# Insurance



## rusey93 (Dec 24, 2008)

I am looking for an insurance that covers me for mistakes on other peoples cars. Not that i plan on using it, i just don't fancy a huge re-spray bill  

Whats the type of insurance i need?

And how much will it cost? Any good companies?


Jordan


----------



## Shiny (Apr 23, 2007)

Have a read of this Jordan - http://www.detailingworld.co.uk/forum/showthread.php?t=61615


----------



## rusey93 (Dec 24, 2008)

Shiny said:


> Have a read of this Jordan - http://www.detailingworld.co.uk/forum/showthread.php?t=61615


Ummm this seems abit expensive for the amount of cars i'm planning on doing.

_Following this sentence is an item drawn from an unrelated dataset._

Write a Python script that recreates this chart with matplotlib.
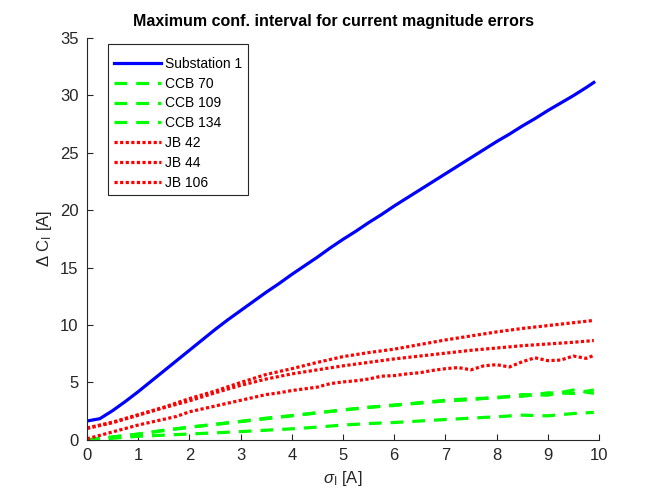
import matplotlib
matplotlib.use("Agg")
import matplotlib.pyplot as plt
import numpy as np

plt.rcParams['font.family'] = ['Liberation Sans', 'DejaVu Sans']
plt.rcParams['mathtext.fontset'] = 'custom'
plt.rcParams['mathtext.rm'] = 'Liberation Sans'
plt.rcParams['mathtext.it'] = 'Liberation Sans:italic'

x = [0, 0.5, 1.0, 1.5, 2.0, 2.5, 3.0, 3.5, 4.0, 4.5, 5.0, 5.5, 6.0, 6.5,
     7.0, 7.5, 8.0, 8.5, 9.0, 9.5, 9.9]
x_fine = [0, 0.25, 0.5, 0.75, 1.0, 1.25, 1.5, 1.75, 2.0, 2.25, 2.5, 2.75,
          3.0, 3.25, 3.5, 3.75, 4.0, 4.25, 4.5, 4.75, 5.0, 5.25, 5.5, 5.75,
          6.0, 6.25, 6.5, 6.75, 7.0, 7.25, 7.5, 7.75, 8.0, 8.25, 8.5, 8.75,
          9.0, 9.25, 9.5, 9.75, 9.9]

substation1 = [1.65, 1.85, 2.55, 3.35, 4.2, 5.1, 6.0, 6.9, 7.8, 8.7, 9.6,
               10.45, 11.25, 12.05, 12.85, 13.6, 14.4, 15.15, 15.9, 16.7,
               17.45, 18.15, 18.9, 19.6, 20.35, 21.05, 21.75, 22.45, 23.15,
               23.85, 24.55, 25.25, 25.95, 26.6, 27.3, 27.95, 28.65, 29.3,
               29.95, 30.65, 31.1]
ccb70 = [0.0, 0.15, 0.32, 0.42, 0.52, 0.62, 0.73, 0.85, 0.97, 1.12, 1.3,
         1.43, 1.52, 1.65, 1.78, 1.9, 2.02, 2.16, 2.1, 2.3, 2.4]
ccb109 = [0.0, 0.25, 0.5, 0.82, 1.1, 1.37, 1.62, 1.9, 2.12, 2.35, 2.62,
          2.82, 3.05, 3.2, 3.4, 3.5, 3.72, 3.8, 4.1, 4.05, 4.35]
ccb134 = [0.0, 0.27, 0.52, 0.85, 1.12, 1.35, 1.6, 1.85, 2.1, 2.38, 2.6,
          2.86, 3.0, 3.25, 3.45, 3.6, 3.65, 3.95, 3.9, 4.35, 4.05]
jb42 = [1.05, 1.55, 2.2, 2.85, 3.6, 4.25, 5.0, 5.7, 6.2, 6.75, 7.25, 7.6,
        7.9, 8.3, 8.7, 9.05, 9.4, 9.7, 9.95, 10.2, 10.4]
jb44 = [1.0, 1.5, 2.15, 2.8, 3.4, 4.1, 4.75, 5.3, 5.75, 6.1, 6.45, 6.75,
        7.05, 7.3, 7.55, 7.8, 8.0, 8.2, 8.35, 8.5, 8.65]
jb106 = [0.1, 0.4, 0.7, 1.0, 1.3, 1.55, 1.8, 2.05, 2.45, 2.7, 2.95, 3.2,
         3.45, 3.7, 3.95, 4.1, 4.3, 4.45, 4.6, 4.9, 5.05, 5.15, 5.3, 5.55,
         5.6, 5.75, 5.85, 6.05, 6.2, 6.3, 6.1, 6.45, 6.55, 6.35, 6.8, 7.15,
         6.9, 6.95, 7.3, 7.1, 7.35]

labels = ['Substation 1', 'CCB 70', 'CCB 109', 'CCB 134', 'JB 42', 'JB 44', 'JB 106']
xticks = list(range(0, 11))
yticks = list(range(0, 36, 5))

fig = plt.figure(figsize=(6.64, 4.98), dpi=100)
ax = fig.add_axes([0.131, 0.1165, 0.771, 0.808])

blue = '#0000ff'
green = '#00ff00'
red = '#ff0000'
dash = (0, (4, 2.8))
dot = (0, (1, 0.75))
ax.plot(x_fine, substation1, color=blue, lw=2.3, label=labels[0])
for s, l in zip([ccb70, ccb109, ccb134], labels[1:4]):
    ax.plot(x, s, color=green, lw=2.3, ls=dash, label=l)
for s, l in zip([jb42, jb44], labels[4:6]):
    ax.plot(x, s, color=red, lw=2.3, ls=dot, label=l)
ax.plot(x_fine, jb106, color=red, lw=2.3, ls=dot, label=labels[6])

ax.set_xlim(0, 10)
ax.set_ylim(0, 35)
ax.set_xticks(xticks)
ax.set_yticks(yticks)
ax.tick_params(direction='in', length=4, width=0.8, colors='#262626',
               labelsize=12, pad=6)
for side in ['top', 'right']:
    ax.spines[side].set_visible(False)
for side in ['left', 'bottom']:
    ax.spines[side].set_color('#262626')
    ax.spines[side].set_linewidth(0.8)

ax.set_title('Maximum conf. interval for current magnitude errors',
             fontsize=11.5, fontweight='bold', pad=8, x=0.482)
ax.set_xlabel(r'$\sigma_\mathrm{I}$ [A]', fontsize=12, color='#262626')
ax.set_ylabel(r'$\Delta$ C$_\mathrm{I}$ [A]', fontsize=12, color='#262626')

leg = ax.legend(loc='upper left', bbox_to_anchor=(0.041, 0.983), fontsize=10,
                handlelength=3.4, handletextpad=0.3, labelspacing=0.42,
                borderpad=0.4, borderaxespad=0, fancybox=False, framealpha=1,
                title=' ', title_fontsize=1.5)
leg.get_frame().set_edgecolor('#262626')
leg.get_frame().set_linewidth(0.8)

fig.savefig('out.png', dpi=100)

Can the customer claim on their policy if the worst came to the worst?

Jordan


----------



## Shiny (Apr 23, 2007)

Doubtful, but even if they do, their Insurers will seek recourse from you as you are legally liable for the damage.


----------



## rusey93 (Dec 24, 2008)

Shiny said:


> Doubtful, but even if they do, their Insurers will seek recourse from you as you are legally liable for the damage.


So for insurance it'll cost £420 a year?


----------



## Shiny (Apr 23, 2007)

Potentially, but to be honest i really need to discuss your individual circumstances to ensure we are providing you with the appropriate cover.

I take you are looking to register as self employed and operate a business for profit, or is this just a hobby thing?


----------



## rusey93 (Dec 24, 2008)

Shiny said:


> Potentially, but to be honest i really need to discuss your individual circumstances to ensure we are providing you with the appropriate cover.
> 
> I take you are looking to register as self employed and operate a business for profit, or is this just a hobby thing?


Looking to have it as a hobby, but at that price  i can't see me doing it tbh

Jordan


----------



## Shiny (Apr 23, 2007)

If it is a hobby, ie you are not charging anything at all, your household contents insurance may well cover any damage under the "personal liability" section of the policy.

Not that i wish to promote NU Direct, just abuse the publication of their policy online , but if you check page 22 on their policy wordings (typical of most decent policies, watch out for cheap & budget ones though!), you will see that your contents cover you against loss or damage to other people's property in a personal capacity http://www.norwichunion.com/library/pdfs/home/policy-home.pdf

The slightest hint that you've received payment for the work though and it certainly won't cover you.


----------